L'allégation que le viol a été utilisé comme une arme est entrée en scène
après qu'une femme, Eman al-Obeidy soit venue dire à des journalistes
internationaux, à l'hôtel Rixos à Tripoli le 26 mars, que 15 hommes l'avait
battue et violée pendant deux jours. Elle a maintenant quitté la Libye avec
l'aide d'une officier de l'armée qui a déserté.
Les autres preuves que le viol était une « politique officielle »
reposent sur les rapports des combattants de l'opposition qui auraient
trouvé des pilules de Viagra dans des tanks et des voitures prises aux
forces de Kadhafi. Susan Rice, l'ambassadrice étasunienne à l'ONU, a repris
cet incident qu'Al Jazeera a été le premier à mentionner le 28 avril. Ce
média est financé par le Qatar, le principal membre arabe de la guerre
contre la Libye. Rice a dit à des collègues ambassadeurs que les forces de
Kadhafi « distribuaient du Viagra aux soldats pour qu'ils aillent violer. »
Une des principaux partisans de l'intervention militaire a dit que
d'autres ambassadeurs semblaient douter de la véracité des ces allégations.
Mais l'ICC elle, ne doute pas.
Les violations que les forces gouvernementales auraient commises pendant
les attaques sur Misrata sont aussi sujettes à caution.

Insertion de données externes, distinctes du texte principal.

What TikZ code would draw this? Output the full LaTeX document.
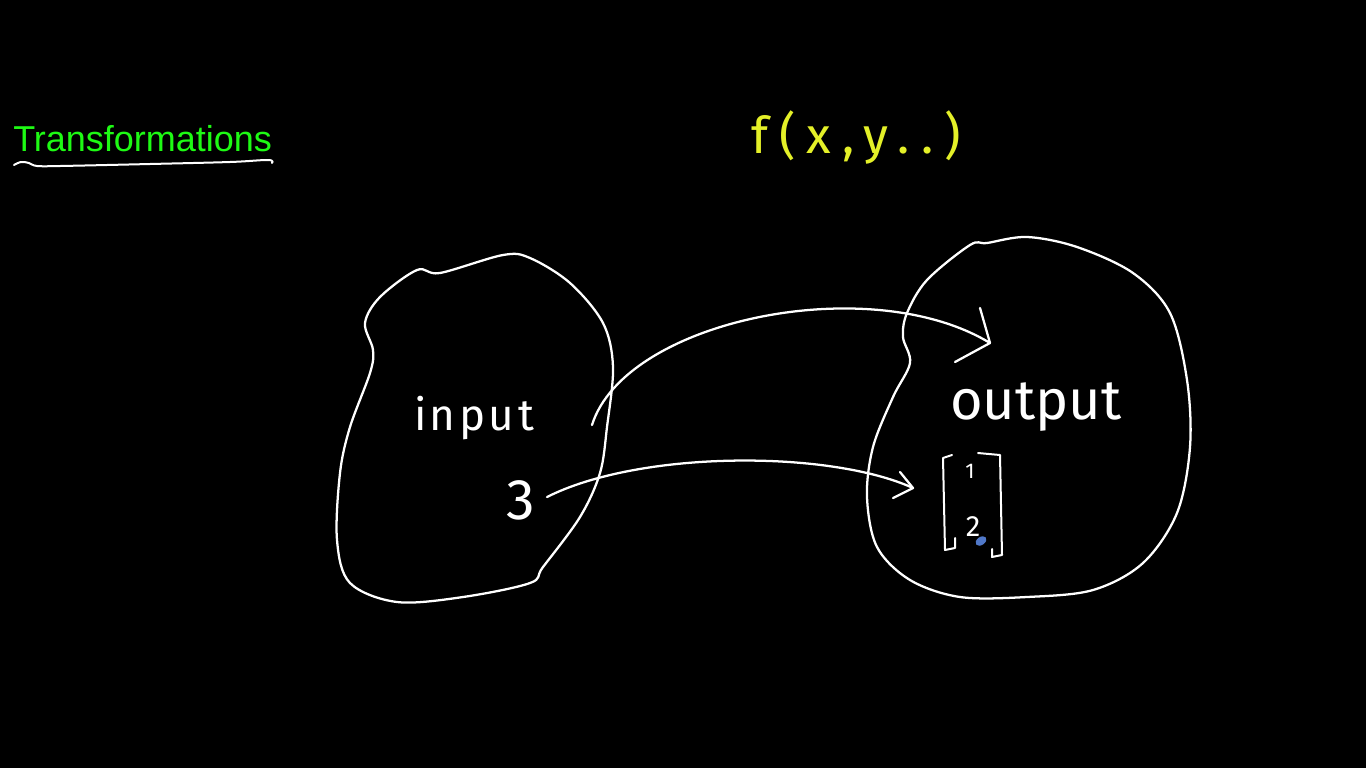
\documentclass[tikz,border=0pt]{standalone}
\usepackage{fontspec}
\setmainfont{Liberation Sans}
\newfontfamily\handfont[LetterSpace=8]{Fira Sans}
\newfontfamily\plainhand{Fira Sans}
\newfontfamily\funcfont[LetterSpace=22]{Fira Sans}
\usetikzlibrary{calc}
\definecolor{titlegreen}{RGB}{30,250,20}
\definecolor{penyellow}{RGB}{228,240,40}
\definecolor{cursorblue}{RGB}{80,120,200}
\tikzset{
  ink/.style={draw=white, line width=1.7pt, line cap=round, line join=round},
  handtext/.style={text=white, inner sep=0pt},
}
\begin{document}
\begin{tikzpicture}[x=0.75pt, y=-0.75pt]
\fill[black] (0,0) rectangle (1366,768);
\useasboundingbox (0,0) rectangle (1366,768);

% title
\node[text=titlegreen, anchor=base west, inner sep=0pt, font=\fontsize{27pt}{30pt}\selectfont] (title) at (13,151) {Transformations};
\draw[ink, line width=1.5pt] plot[smooth, tension=0.6] coordinates {(14,165) (21,162) (29,163) (37,166) (60,166) (150,164) (230,162) (268,160) (272,163)};

% function
\node[text=penyellow, inner sep=0pt, font=\funcfont\fontsize{38pt}{42pt}\selectfont] (func) at (856,137) {f(x,y..)};

% input blob
\draw[ink] plot[smooth cycle, tension=0.55] coordinates {
 (503,255) (440,273) (417,270) (380,297) (365,323) (373,350) (370,373)
 (350,427) (340,473) (337,540) (350,583) (397,602) (463,597) (530,583)
 (543,567) (580,517) (600,473) (607,427) (613,367) (603,323) (570,283) (530,258)};

% output blob
\draw[ink] plot[smooth cycle, tension=0.55] coordinates {
 (970,245) (927,280) (907,313) (903,337) (910,363) (893,397) (873,447)
 (867,497) (877,547) (910,580) (960,597) (1027,597) (1093,590) (1143,563)
 (1177,513) (1190,447) (1187,380) (1170,313) (1133,273) (1077,247)
 (1027,237) (987,243)};

% texts
\node[handtext, font=\handfont\fontsize{33pt}{38pt}\selectfont] (input) at (474,418) {input};
\node[handtext, font=\handfont\fontsize{43pt}{48pt}\selectfont] (three) at (521,500) {3};
\node[handtext, font=\plainhand\fontsize{42pt}{48pt}\selectfont] (output) at (1036,407) {output};

% column vector
\node[minimum width=45pt, minimum height=75pt, inner sep=0pt] (vec) at (972,505) {};
\node[handtext, font=\handfont\fontsize{16pt}{18pt}\selectfont] (one) at (970,471) {1};
\node[handtext, font=\handfont\fontsize{22pt}{24pt}\selectfont] (two) at (973,527) {2};
\draw[ink, line width=1.5pt] (952,455) -- (943,458) -- (945,550) -- (955,548) -- (955,538);
\draw[ink, line width=1.5pt] (978,453) -- (1000,455) -- (1002,555) -- (992,557) -- (992,549);
\fill[cursorblue, rotate around={35:(981,541)}] (981,541) ellipse [x radius=6, y radius=4];

% arrow 1: input -> output
\coordinate (a1s) at (592,425);
\coordinate (a1e) at (990,343);
\draw[ink] (a1s) .. controls (625,320) and (870,270) .. (a1e);
\draw[ink] ($(a1e)+(-10,-35)$) -- (a1e) -- ($(a1e)+(-35,19)$);

% arrow 2: 3 -> vector
\coordinate (a2s) at (547,497);
\coordinate (a2e) at (913,488);
\draw[ink] (a2s) .. controls (640,450) and (830,450) .. (a2e);
\draw[ink] ($(a2e)+(-13,-16)$) -- (a2e) -- ($(a2e)+(-20,10)$);
\end{tikzpicture}
\end{document}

Human Rights Watch
(HRW) et le New York Times sont cités à l'appui des affirmations de
l'opposition selon lesquelles des bombes à fragmentation auraient été
larguées.
Une seule bombe à fragmentation a été "découverte" par un reporter du
New York Times puis inspectée et photographiée par des enquêteurs de
HRW. Elle a été identifiée comme étant une bombe à mortier MAT 120mm qui
s'ouvre en plein ciel et lâche 21 "petites bombes" sur un large territoire.
HRW affirme aussi qu'un de ses photographes a vu des bombes à mortier
exploser au dessus du quartier résidentiel de el-Shawahda.
HRW a déclaré que la bombe à fragmentation intacte avait été fabriquée en
Espagne en 2007 et semblerait « avoir atterri à environ 300 mètres de
l'hôpital de Misrata. » Pourquoi cela semble être le cas n'est pas expliqué.
De la même manière qu'ils ont refusé d'en devenir membre ou d'accepter la
juridiction de l'ICC, les Etats-Unis ont refusé de signer le traité
international interdisant les bombes à fragmentation qui a été parrainé par
l'ONU et que 111 pays ont adopté en mai 2008.
L'affirmation concernant les bombes à fragmentation arrive au milieu
d'autres déclarations suspectes de la TNC. Des bombes auraient été larguées
sur quatre grands réservoirs de pétrole pendant le week-end par de petits
avions qui vaporisent des pesticides. Cela en dépit du fait que l'OTAN
contrôle complètement l'espace aérien et qu'elle avait été informée à
l'avance de l'attaque par le TNC. Dans d'autres rapports, la destruction des
tanks de pétrole est attribuée à des roquettes Grad tirées par un lance
roquette.
Le TNC et un travailleur humanitaire dont le nom n'est pas mentionné,
prétendent qu'un hélicoptère selon une version ou plusieurs selon l'autre
qui portaient l'emblème de la Croix Rouge selon une version ou du Croissant
Rouge selon l'autre, ont été utilisés pour larguer des mines jeudi et
vendredi sur le port de Misrata. Des mines anti-véhicules ont aussi été
larguées selon HRW et The Times. Deux personnes auraient été blessées,
selon un contrôleur du port, quand un engin a explosé sous un camion. Il n'y
a pas d'autres pertes rapportées.
Il faut noter que l'OTAN n'a pas confirmé ces rapports.
Un porte-parole du gouvernement libyen, Moussa Ibrahim, a nié que des
bombes à fragmentation aient été utilisées à Misrata. il a dit à des
reporters: « Je vous mets au défi de le prouver » et a ajouté que ce n'était
pas l'intérêt de la Libye de le faire.
« La preuve de l'utilisation de ces bombes persisterait pendant des jours
et des semaines et nous savons que la communauté internationale va bientôt
arriver en masse dans notre pays. Nous ne pouvons donc pas faire ça. Même si
nous étions des criminels nous ne le ferions pas car cela nous incriminerait, »
a-t-il dit.
L'Espagne n'a fait aucune déclaration concernant l'origine supposée des
bombes à fragmentation.
Les pertes citées par l'ICC sont contestées par le gouvernement qui
affirme que les pertes totales ne dépassent pas deux ou trois centaines de
personnes et par le TNC qui estime que près de 10 000 personnes sont mortes.